For parties the problems are a ) seats can be lost by voters either plumping or transferring out of the party, and b ) local party unity can be weakened if competing candidates can only be elected at their running mates’ expense and have to make themselves distinct. Voters frequently respond to such disunity with a plague on all the candidates’ houses. For parties the attainment of power to implement policy is a greater concern than allowing voters diverse choice. The Irish solution is to have candidates from geographically different parts of the constituency but that only works under the multi member system. In Queensland the Liberal-National coalition found the plumping to be such a problem that the two parties have now merged. (Australian voters are also offered choice in STV mutli-member upper house elections but overwhelmingly they decline to decide between the merits of parties’ different candidates and just vote for the party line.)
If no one has 50% and the candidates are removed accordingly, surely the final scenario is that two parties remain, in which case one must have 50% regardless if they have second preferences or not.
Please explain how you came to your conclusion where the winner has less that 50%
I get it, the pool has reduced and the 50% is no longer the 50% we started with. This is a good argument, but whilst this is an unfortunate spanner that can be thrown in by those that want to keep the status quo, a little bit better is still better and what are the alternatives.
Michael and Colin’s conclusion about voters not using their right to state and rank their preferences also holds for party list multi-preference voting systems.
For instance,in Italy under the old preference voting system in multi-member constituencies (which was reduced to a single-preference vote after a referendum in June 1991) many voters, especially in the South, did not mark candidates on party lists. They simply cast a party vote and by doing so exaggerated the support of the candidate at the head of the list. As in Queensland under AV, this practice enabled instrumental control of preference voting by political parties (especially the dominant centrist Christian Democrats who were the main beneficiaries of ‘plumping’).
So, what to do to avoid repeating the biases of single-member plurality rule (misnamed first-past-the-post) under alternative voting systems? Unless a thorough and un-biased public information campaign was to take place, voter compulsion seems the only solution.
I am very happy for those who think it will make no difference to express that belief by abstaining from the referendum and leave to voting to those who can see benefits from one system or the others.
Some advantages of AV have been proposed – but I have yet to see any advantage of FPTP being suggested.

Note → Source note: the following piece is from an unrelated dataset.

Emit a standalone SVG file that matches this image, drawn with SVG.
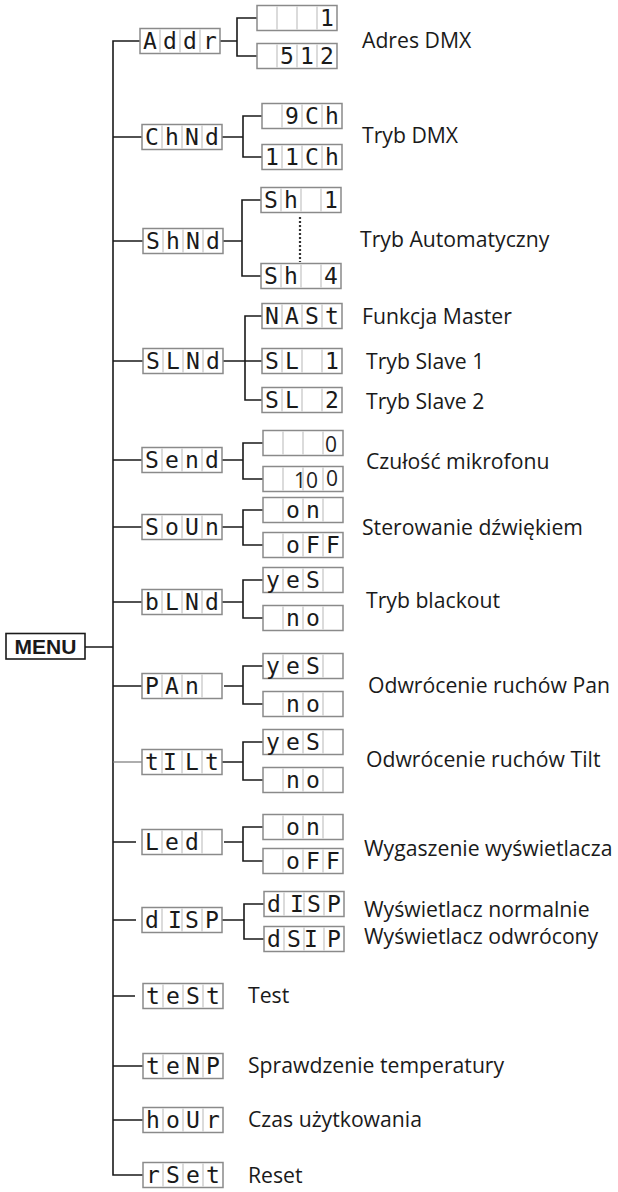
<svg xmlns="http://www.w3.org/2000/svg" xmlns:xlink="http://www.w3.org/1999/xlink" width="618" height="1192" viewBox="0 0 618 1192">
<style>
.box{fill:#fff;stroke:#8a8a8a;stroke-width:1.5}
.dv{fill:none;stroke:#c4c4c4;stroke-width:1.2}
.seg{font-family:"DejaVu Sans Mono",monospace;font-size:23px;fill:#1a1a1a;text-anchor:middle}
.num{font-family:"Open Sans",sans-serif;font-size:21px;fill:#222;text-anchor:middle}
.lbl{font-family:"Open Sans",sans-serif;font-size:21.2px;fill:#1a1a1a}
.wire{fill:none;stroke:#1a1a1a;stroke-width:1.6}
.menu{font-family:"Liberation Sans",sans-serif;font-weight:bold;font-size:21px;fill:#1a1a1a}
</style>
<defs>
<g id="cells">
<rect class="box" x="0" y="0" width="80" height="25"/>
<path class="dv" d="M20 1V24M40 1V24M60 1V24"/>
</g>
</defs>

<g id="connectors">
<path class="wire" d="M85 647H113M140 41H113V1175H143"/>
<path class="wire" d="M113 137H142M113 241H143M113 361H143M113 460H142M113 527H142M113 602H142M113 686H142M113 842H136M113 920H136M113 996H135M113 1066H143M113 1120H143"/>
<path class="wire" style="stroke:#777;stroke-width:1.2" d="M113 762H142"/>
<path class="wire" d="M220 41H237M257 18H237V56H257"/>
<path class="wire" d="M222 137H243M262 116H243V157H262"/>
<path class="wire" d="M223 241H242M261 200H242V276H261"/>
<path class="wire" d="M223 361H262M262 316H245V400H262"/>
<path class="wire" d="M222 460H243M263 443H243V479H263"/>
<path class="wire" d="M222 527H243M263 510H243V545H263"/>
<path class="wire" d="M222 602H243M263 580H243V618H263"/>
<path class="wire" d="M224 686H243M263 666H243V704H263"/>
<path class="wire" d="M222 762H243M263 742H243V780H263"/>
<path class="wire" d="M224 842H243M263 827H243V861H263"/>
<path class="wire" d="M222 920H244M264 904H244V939H264"/>
<path fill="none" stroke="#333" stroke-width="2.2" stroke-dasharray="2 2" d="M300 217V262"/>
</g>

<g id="menu">
<rect x="6" y="633.5" width="79" height="25.5" fill="#fff" stroke="#1a1a1a" stroke-width="1.6"/>
<text class="menu" x="45.5" y="654" text-anchor="middle">MENU</text>
</g>

<g id="addr" transform="translate(140,28.5)"><use xlink:href="#cells"/><text class="seg" y="20"><tspan x="10">A</tspan><tspan x="30">d</tspan><tspan x="50">d</tspan><tspan x="70">r</tspan></text></g>
<g id="addr-1" transform="translate(257,5.5)"><use xlink:href="#cells"/><text class="seg" x="70" y="20">1</text></g>
<g id="addr-512" transform="translate(257,43.5)"><use xlink:href="#cells"/><text class="seg" y="20"><tspan x="30">5</tspan><tspan x="50">1</tspan><tspan x="70">2</tspan></text></g>
<text id="lbl-addr" class="lbl" x="362" y="48">Adres DMX</text>

<g id="chnd" transform="translate(142,124.5)"><use xlink:href="#cells"/><text class="seg" y="20"><tspan x="10">C</tspan><tspan x="30">h</tspan><tspan x="50">N</tspan><tspan x="70">d</tspan></text></g>
<g id="chnd-9ch" transform="translate(262,103.5)"><use xlink:href="#cells"/><text class="seg" y="20"><tspan x="30">9</tspan><tspan x="50">C</tspan><tspan x="70">h</tspan></text></g>
<g id="chnd-11ch" transform="translate(262,144.5)"><use xlink:href="#cells"/><text class="seg" y="20"><tspan x="10">1</tspan><tspan x="30">1</tspan><tspan x="50">C</tspan><tspan x="70">h</tspan></text></g>
<text id="lbl-chnd" class="lbl" x="362" y="143">Tryb DMX</text>

<g id="shnd" transform="translate(143,228.5)"><use xlink:href="#cells"/><text class="seg" y="20"><tspan x="10">S</tspan><tspan x="30">h</tspan><tspan x="50">N</tspan><tspan x="70">d</tspan></text></g>
<g id="shnd-1" transform="translate(261,187.5)"><use xlink:href="#cells"/><text class="seg" y="20"><tspan x="10">S</tspan><tspan x="30">h</tspan><tspan x="70">1</tspan></text></g>
<g id="shnd-4" transform="translate(261,263.5)"><use xlink:href="#cells"/><text class="seg" y="20"><tspan x="10">S</tspan><tspan x="30">h</tspan><tspan x="70">4</tspan></text></g>
<text id="lbl-shnd" class="lbl" x="360" y="247">Tryb Automatyczny</text>

<g id="slnd" transform="translate(143,348.5)"><use xlink:href="#cells"/><text class="seg" y="20"><tspan x="10">S</tspan><tspan x="30">L</tspan><tspan x="50">N</tspan><tspan x="70">d</tspan></text></g>
<g id="slnd-nast" transform="translate(262,303.5)"><use xlink:href="#cells"/><text class="seg" y="20"><tspan x="10">N</tspan><tspan x="30">A</tspan><tspan x="50">S</tspan><tspan x="70">t</tspan></text></g>
<g id="slnd-sl1" transform="translate(262,348.5)"><use xlink:href="#cells"/><text class="seg" y="20"><tspan x="10">S</tspan><tspan x="30">L</tspan><tspan x="70">1</tspan></text></g>
<g id="slnd-sl2" transform="translate(262,387.5)"><use xlink:href="#cells"/><text class="seg" y="20"><tspan x="10">S</tspan><tspan x="30">L</tspan><tspan x="70">2</tspan></text></g>
<text id="lbl-master" class="lbl" x="362" y="324">Funkcja Master</text>
<text id="lbl-slave1" class="lbl" x="366" y="369">Tryb Slave 1</text>
<text id="lbl-slave2" class="lbl" x="366" y="409">Tryb Slave 2</text>

<g id="send" transform="translate(142,447.5)"><use xlink:href="#cells"/><text class="seg" y="20"><tspan x="10">S</tspan><tspan x="30">e</tspan><tspan x="50">n</tspan><tspan x="70">d</tspan></text></g>
<g id="send-0" transform="translate(263,430.5)"><use xlink:href="#cells"/><text class="num" x="68" y="21">0</text></g>
<g id="send-100" transform="translate(263,466.5)"><use xlink:href="#cells"/><text class="num" x="43" y="21">10</text><text class="num" x="69" y="19">0</text></g>
<text id="lbl-send" class="lbl" x="366" y="469">Czułość mikrofonu</text>

<g id="soun" transform="translate(142,514.5)"><use xlink:href="#cells"/><text class="seg" y="20"><tspan x="10">S</tspan><tspan x="30">o</tspan><tspan x="50">U</tspan><tspan x="70">n</tspan></text></g>
<g id="soun-on" transform="translate(263,497.5)"><use xlink:href="#cells"/><text class="seg" y="20"><tspan x="30">o</tspan><tspan x="50">n</tspan></text></g>
<g id="soun-off" transform="translate(263,532.5)"><use xlink:href="#cells"/><text class="seg" y="20"><tspan x="30">o</tspan><tspan x="50">F</tspan><tspan x="70">F</tspan></text></g>
<text id="lbl-soun" class="lbl" x="362" y="535">Sterowanie dźwiękiem</text>

<g id="blnd" transform="translate(142,589.5)"><use xlink:href="#cells"/><text class="seg" y="20"><tspan x="10">b</tspan><tspan x="30">L</tspan><tspan x="50">N</tspan><tspan x="70">d</tspan></text></g>
<g id="blnd-yes" transform="translate(263,567.5)"><use xlink:href="#cells"/><text class="seg" y="20"><tspan x="10">y</tspan><tspan x="30">e</tspan><tspan x="50">S</tspan></text></g>
<g id="blnd-no" transform="translate(263,605.5)"><use xlink:href="#cells"/><text class="seg" y="20"><tspan x="30">n</tspan><tspan x="50">o</tspan></text></g>
<text id="lbl-blnd" class="lbl" x="366" y="608">Tryb blackout</text>

<g id="pan" transform="translate(142,673.5)"><use xlink:href="#cells"/><text class="seg" y="20"><tspan x="10">P</tspan><tspan x="30">A</tspan><tspan x="50">n</tspan></text></g>
<g id="pan-yes" transform="translate(263,653.5)"><use xlink:href="#cells"/><text class="seg" y="20"><tspan x="10">y</tspan><tspan x="30">e</tspan><tspan x="50">S</tspan></text></g>
<g id="pan-no" transform="translate(263,691.5)"><use xlink:href="#cells"/><text class="seg" y="20"><tspan x="30">n</tspan><tspan x="50">o</tspan></text></g>
<text id="lbl-pan" class="lbl" x="368" y="693">Odwrócenie ruchów Pan</text>

<g id="tilt" transform="translate(142,749.5)"><use xlink:href="#cells"/><text class="seg" y="20"><tspan x="10">t</tspan><tspan x="28">I</tspan><tspan x="50">L</tspan><tspan x="70">t</tspan></text></g>
<g id="tilt-yes" transform="translate(263,729.5)"><use xlink:href="#cells"/><text class="seg" y="20"><tspan x="10">y</tspan><tspan x="30">e</tspan><tspan x="50">S</tspan></text></g>
<g id="tilt-no" transform="translate(263,767.5)"><use xlink:href="#cells"/><text class="seg" y="20"><tspan x="30">n</tspan><tspan x="50">o</tspan></text></g>
<text id="lbl-tilt" class="lbl" x="366" y="767">Odwrócenie ruchów Tilt</text>

<g id="led" transform="translate(142,829.5)"><use xlink:href="#cells"/><text class="seg" y="20"><tspan x="10">L</tspan><tspan x="30">e</tspan><tspan x="50">d</tspan></text></g>
<g id="led-on" transform="translate(263,814.5)"><use xlink:href="#cells"/><text class="seg" y="20"><tspan x="30">o</tspan><tspan x="50">n</tspan></text></g>
<g id="led-off" transform="translate(263,848.5)"><use xlink:href="#cells"/><text class="seg" y="20"><tspan x="30">o</tspan><tspan x="50">F</tspan><tspan x="70">F</tspan></text></g>
<text id="lbl-led" class="lbl" x="364" y="856">Wygaszenie wyświetlacza</text>

<g id="disp" transform="translate(142,907.5)"><use xlink:href="#cells"/><text class="seg" y="20"><tspan x="10">d</tspan><tspan x="33">I</tspan><tspan x="50">S</tspan><tspan x="70">P</tspan></text></g>
<g id="disp-normal" transform="translate(264,891.5)"><use xlink:href="#cells"/><text class="seg" y="20"><tspan x="10">d</tspan><tspan x="33">I</tspan><tspan x="50">S</tspan><tspan x="70">P</tspan></text></g>
<g id="disp-inv" transform="translate(264,926.5)"><use xlink:href="#cells"/><text class="seg" y="20"><tspan x="10">d</tspan><tspan x="30">S</tspan><tspan x="47">I</tspan><tspan x="70">P</tspan></text></g>
<text id="lbl-disp1" class="lbl" x="364" y="917">Wyświetlacz normalnie</text>
<text id="lbl-disp2" class="lbl" x="364" y="944">Wyświetlacz odwrócony</text>

<g id="test" transform="translate(143,983.5)"><use xlink:href="#cells"/><text class="seg" y="20"><tspan x="10">t</tspan><tspan x="30">e</tspan><tspan x="50">S</tspan><tspan x="70">t</tspan></text></g>
<text id="lbl-test" class="lbl" x="248" y="1003">Test</text>

<g id="temp" transform="translate(143,1053.5)"><use xlink:href="#cells"/><text class="seg" y="20"><tspan x="10">t</tspan><tspan x="30">e</tspan><tspan x="50">N</tspan><tspan x="70">P</tspan></text></g>
<text id="lbl-temp" class="lbl" x="248" y="1073">Sprawdzenie temperatury</text>

<g id="hour" transform="translate(143,1107.5)"><use xlink:href="#cells"/><text class="seg" y="20"><tspan x="10">h</tspan><tspan x="30">o</tspan><tspan x="50">U</tspan><tspan x="70">r</tspan></text></g>
<text id="lbl-hour" class="lbl" x="248" y="1127">Czas użytkowania</text>

<g id="rset" transform="translate(143,1162.5)"><use xlink:href="#cells"/><text class="seg" y="20"><tspan x="10">r</tspan><tspan x="30">S</tspan><tspan x="50">e</tspan><tspan x="70">t</tspan></text></g>
<text id="lbl-rset" class="lbl" x="248" y="1183">Reset</text>
</svg>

I outline some advantages of AV here:
http://www.britannica.com/blogs/2010/9/say-yes-to-alternative-vote-a-reply-to-matthew-elliott
If anyone knows of any advantages of FPTP (other than it already being in place), I would be pleased to hear about them…
The first advantage of FPTP over AV for minority voices is clear: it gives them a hope of election, which a fully majoritarian model denies them. The obvious example in the UK is Naomi Long, elected from East Belfast with 37.2%, while three candidates of different shades of unionism split 59.4% of the vote among them. Some brutalists in Northern Ireland cried “Protestant Unity” to try to prevent her election. AV would hand them victory.

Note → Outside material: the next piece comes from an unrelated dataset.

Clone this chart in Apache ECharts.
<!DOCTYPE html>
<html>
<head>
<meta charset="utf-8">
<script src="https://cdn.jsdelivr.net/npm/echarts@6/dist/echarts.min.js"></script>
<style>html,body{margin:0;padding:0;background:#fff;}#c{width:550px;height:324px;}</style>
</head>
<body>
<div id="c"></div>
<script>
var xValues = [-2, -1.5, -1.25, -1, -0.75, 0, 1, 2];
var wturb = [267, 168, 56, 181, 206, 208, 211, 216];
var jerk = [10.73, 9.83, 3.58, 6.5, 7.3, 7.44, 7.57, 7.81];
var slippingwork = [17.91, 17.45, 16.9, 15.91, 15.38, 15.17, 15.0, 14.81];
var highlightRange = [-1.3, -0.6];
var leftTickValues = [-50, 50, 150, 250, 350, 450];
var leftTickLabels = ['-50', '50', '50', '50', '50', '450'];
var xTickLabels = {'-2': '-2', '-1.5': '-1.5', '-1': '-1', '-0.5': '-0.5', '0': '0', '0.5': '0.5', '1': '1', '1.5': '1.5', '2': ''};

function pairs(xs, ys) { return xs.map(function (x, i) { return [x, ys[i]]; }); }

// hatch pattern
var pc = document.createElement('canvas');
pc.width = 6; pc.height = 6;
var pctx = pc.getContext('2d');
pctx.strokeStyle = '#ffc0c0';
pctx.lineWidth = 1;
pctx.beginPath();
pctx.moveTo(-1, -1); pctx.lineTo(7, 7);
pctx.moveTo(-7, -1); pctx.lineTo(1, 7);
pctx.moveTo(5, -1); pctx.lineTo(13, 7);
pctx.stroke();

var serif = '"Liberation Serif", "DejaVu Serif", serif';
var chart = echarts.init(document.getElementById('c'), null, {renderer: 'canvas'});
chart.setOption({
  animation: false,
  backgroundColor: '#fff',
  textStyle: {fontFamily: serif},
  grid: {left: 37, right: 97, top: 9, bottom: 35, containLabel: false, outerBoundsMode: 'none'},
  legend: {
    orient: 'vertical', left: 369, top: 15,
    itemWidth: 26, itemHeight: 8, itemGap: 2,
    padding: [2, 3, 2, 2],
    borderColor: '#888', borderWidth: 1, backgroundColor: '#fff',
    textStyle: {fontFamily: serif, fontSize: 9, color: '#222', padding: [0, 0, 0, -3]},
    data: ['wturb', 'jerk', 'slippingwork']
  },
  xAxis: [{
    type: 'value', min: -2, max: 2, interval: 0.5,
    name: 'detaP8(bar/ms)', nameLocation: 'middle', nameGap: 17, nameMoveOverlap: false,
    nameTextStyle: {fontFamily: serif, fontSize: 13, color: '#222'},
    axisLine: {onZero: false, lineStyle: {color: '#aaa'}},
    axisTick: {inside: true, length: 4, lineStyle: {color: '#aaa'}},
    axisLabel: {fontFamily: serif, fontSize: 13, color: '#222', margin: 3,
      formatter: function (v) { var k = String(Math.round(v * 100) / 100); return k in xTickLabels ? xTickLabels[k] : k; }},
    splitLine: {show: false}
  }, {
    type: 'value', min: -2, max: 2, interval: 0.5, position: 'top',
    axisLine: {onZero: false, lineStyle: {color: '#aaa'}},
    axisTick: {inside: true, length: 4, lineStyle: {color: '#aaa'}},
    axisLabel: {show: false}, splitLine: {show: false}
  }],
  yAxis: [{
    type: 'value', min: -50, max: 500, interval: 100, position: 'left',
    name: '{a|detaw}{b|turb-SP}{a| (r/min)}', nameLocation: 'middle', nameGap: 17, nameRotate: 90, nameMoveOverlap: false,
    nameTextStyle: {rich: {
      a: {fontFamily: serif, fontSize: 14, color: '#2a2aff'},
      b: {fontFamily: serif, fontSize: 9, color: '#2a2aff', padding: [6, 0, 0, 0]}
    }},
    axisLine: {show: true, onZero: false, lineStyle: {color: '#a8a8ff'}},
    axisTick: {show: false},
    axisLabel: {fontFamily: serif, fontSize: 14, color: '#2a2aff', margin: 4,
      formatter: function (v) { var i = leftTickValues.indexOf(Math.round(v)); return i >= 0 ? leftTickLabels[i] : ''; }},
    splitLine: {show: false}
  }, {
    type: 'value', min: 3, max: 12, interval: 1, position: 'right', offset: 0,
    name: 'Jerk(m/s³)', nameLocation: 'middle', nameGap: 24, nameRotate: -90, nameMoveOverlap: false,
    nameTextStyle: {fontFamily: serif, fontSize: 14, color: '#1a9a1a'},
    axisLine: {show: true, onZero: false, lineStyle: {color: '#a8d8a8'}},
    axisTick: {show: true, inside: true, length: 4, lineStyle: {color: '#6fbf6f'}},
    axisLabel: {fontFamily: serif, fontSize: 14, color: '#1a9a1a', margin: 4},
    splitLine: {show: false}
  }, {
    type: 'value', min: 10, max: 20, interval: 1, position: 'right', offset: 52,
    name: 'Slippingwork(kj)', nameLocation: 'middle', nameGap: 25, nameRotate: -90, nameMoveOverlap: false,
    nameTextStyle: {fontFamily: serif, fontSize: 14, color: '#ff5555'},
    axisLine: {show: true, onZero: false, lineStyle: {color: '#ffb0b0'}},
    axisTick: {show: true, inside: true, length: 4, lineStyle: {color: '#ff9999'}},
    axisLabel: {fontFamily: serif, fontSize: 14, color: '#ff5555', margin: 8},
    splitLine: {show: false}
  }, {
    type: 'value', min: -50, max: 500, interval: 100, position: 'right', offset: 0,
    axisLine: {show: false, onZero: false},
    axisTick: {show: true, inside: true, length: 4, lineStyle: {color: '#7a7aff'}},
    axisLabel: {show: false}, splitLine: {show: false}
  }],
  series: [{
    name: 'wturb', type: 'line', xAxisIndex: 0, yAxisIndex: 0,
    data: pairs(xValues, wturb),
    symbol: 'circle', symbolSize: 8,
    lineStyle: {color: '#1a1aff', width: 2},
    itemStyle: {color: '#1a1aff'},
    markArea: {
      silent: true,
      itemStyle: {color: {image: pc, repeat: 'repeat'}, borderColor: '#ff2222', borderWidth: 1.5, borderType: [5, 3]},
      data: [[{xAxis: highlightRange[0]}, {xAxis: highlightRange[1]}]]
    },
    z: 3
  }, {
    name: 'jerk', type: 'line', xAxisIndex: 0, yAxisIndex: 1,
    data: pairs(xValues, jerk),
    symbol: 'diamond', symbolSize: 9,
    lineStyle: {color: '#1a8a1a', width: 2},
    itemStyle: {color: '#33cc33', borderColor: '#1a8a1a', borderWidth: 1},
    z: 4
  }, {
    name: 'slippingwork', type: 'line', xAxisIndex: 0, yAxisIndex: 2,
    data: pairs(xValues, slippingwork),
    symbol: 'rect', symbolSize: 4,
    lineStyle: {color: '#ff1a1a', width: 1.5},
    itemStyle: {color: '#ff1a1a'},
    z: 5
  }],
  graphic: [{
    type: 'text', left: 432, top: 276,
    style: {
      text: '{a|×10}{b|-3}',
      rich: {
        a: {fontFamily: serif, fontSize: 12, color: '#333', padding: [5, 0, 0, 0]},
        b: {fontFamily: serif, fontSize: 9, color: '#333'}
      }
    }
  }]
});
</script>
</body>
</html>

Similarly, the Scottish nationalists would be squeezed out, since in none of their six seats won in 2010 did they gain more than 50%. They scored over 40% in only two seats.
The second advantage is that it has more hope of a hung parliament. If AV results in Lib Dem voters mostly transferring to their coalition partner, it will hand the Conservatives the majority FPTP just denied them.
Wilf, there’s no evidence that AV would disadvantage the SNP. Indeed, with the collapse of the Lib Dem vote in Scotland, one would expect the SNP to benefit from AV.
Wilf, the BES study has shown that all 6 SNP, and the 3 PC MP’s would have retained their seats under AV, in 2010. Although Northern Ireland wasn’t included, Naomi Long also stood a very good chance of being returned under AV, as that constituency election was a personal “anti Peter Robinson” vote rather than a pro Alliance vote.
The subject of this study (the 2010 election) may be very irrelevant come the next election. For example, how many Lib Dem voters will be labelling Labour as their second choice after years of co-operation with the Tories and relentless attacks from Labour. If we have the centre parties’ second preferences cleaving very asymmetrically AV is likely to produce very different results (pro-coalition) than FPTP.
While I wouldn’t dispute anything in this article, it fails to ask *why* single-preference votes might be prevalent in Queensland or the Labour leadership election.
In the Labour leadership election, the vast majority of MPs who only used a single preference were those who supported either David or Ed Miliband. They knew that the final two candidates in the race would be the Miliband brothers, so they didn’t need to cast extra preferences.
Moving over to Queensland, the reason Labor ran a ‘Just One Vote’ campaign was that they wanted to split the Liberal/National vote. That was an easy sell in a state which has been run by Labor since 1989.
But the British party system is very different from Australia’s two-bloc system. Our right isn’t split like Australia’s, we have a centrist party, and we have nationalist parties in Scotland and Wales. We also have extra cleavages, like the EU, which fragment the party system and increase shared stances across party lines – so voters with a passion for a particular issue will often find multiple parties sharing that stance.
The incentives to use transfers are thus much stronger in the British political context, although of course many voters will choose to “plump”. Surely it is better to give them the option?
Andy White
Electoral Reform Society
Your suggesting that the fractured right..listened to labor..when told to sabotage their own chances of winning.
Hmm well, that is one suggestion..or it could be that they did it because that is what they wanted to do.
The fact that this is a common occurrence where optional preferencing is allowed , makes it very relevant to the UK.. which as you pointed out have parties that are more likely to benefit from not second preferencing (not being a two party system).
Isn’t there a strong likelihood that if AV were brought in then either as a result of the problem you mention or as a drive to greater PR, the number of seats would be increased per constituency?